A Washington Post poll of Republicans yesterday shows a party with renewed interest in fiscal conservatism:
The GOP is a party that has become increasingly conservative, particularly on fiscal issues. Obama's stimulus package of nearly $800 billion, bailouts for banks and the auto industry, and a health-care bill with a price tag of nearly $900 billion over 10 years have aroused strong opposition on the right. …On fiscal issues, the percentage calling themselves conservative has soared to more than eight in 10. More striking is that a majority considers themselves to be "very conservative" on fiscal issues, up about 20 points in two years.
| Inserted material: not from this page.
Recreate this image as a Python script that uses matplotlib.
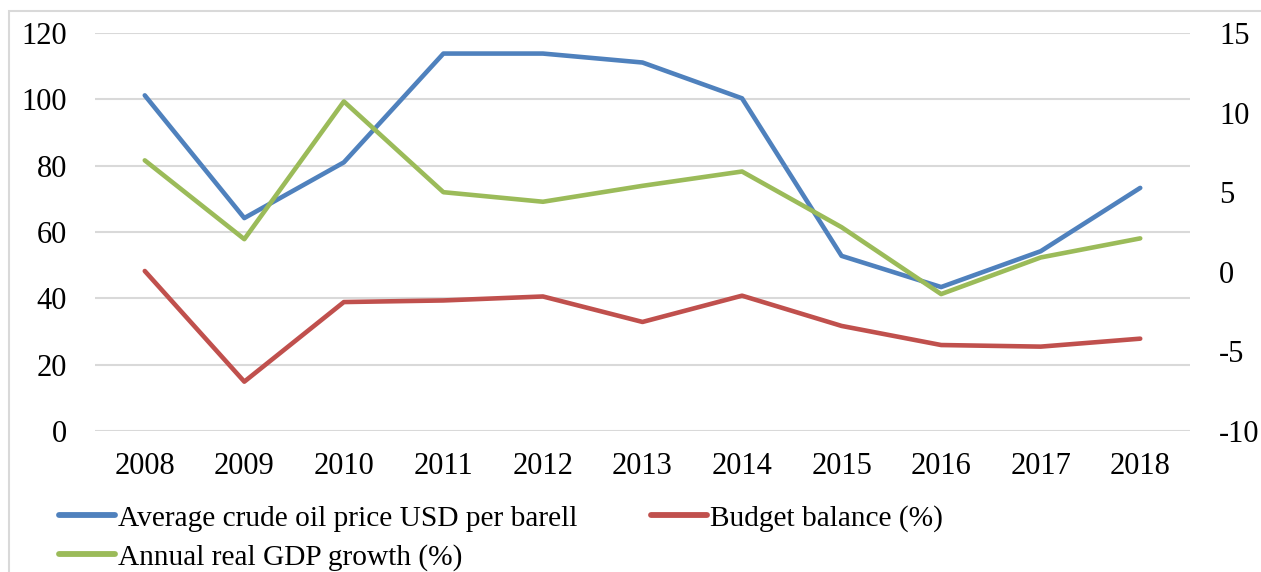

And those who identify with the party, thank goodness, are no longer inclined to view Bush as their leader. "Just 1 percent pick George W. Bush as the best reflection of the party's principles," according to the Post.
But here's the problem: Bush may be out of favor, but there is no clear leader to replace him, especially when it comes to fiscal conservatism. Arnold Kling put up a useful, if depressing, matrix the other day:
|Institutional Preference||Not Highly Educated||Highly Educated|
|Central Planning||Hugo Chavez||Barack Obama|
|Decentralized Markets||Sarah Palin||?|
"If you are an intellectual who believes in decentralized markets," Kling writes, "it's not an appealing choice." I'm (obviously) inclined to agree. He also argues that "what the matrix says is that if you look at today's American politics, you have to either support central planning or support a political party that hates intellectuals." "Hates" is too strong a word for my taste, but certainly the party hasn't, in recent years, evinced any particular interest in developing or electing leaders who are also educated defenders of limited government. True, there are a handful of sharp, policy-oriented figures in the party, but they make up a fairly small cohort, and they don't tend to get much play in the headlines.
And no matter how much party members say they care about fiscal conservatism in the abstract, it's tough to expect much from the GOP when business-as-usual looks like this: The party's first amendment in the Senate's health care debate, put forth by the party's most recent presidential nominee, was an addendum designed to stop $500 billion in Medicare cuts.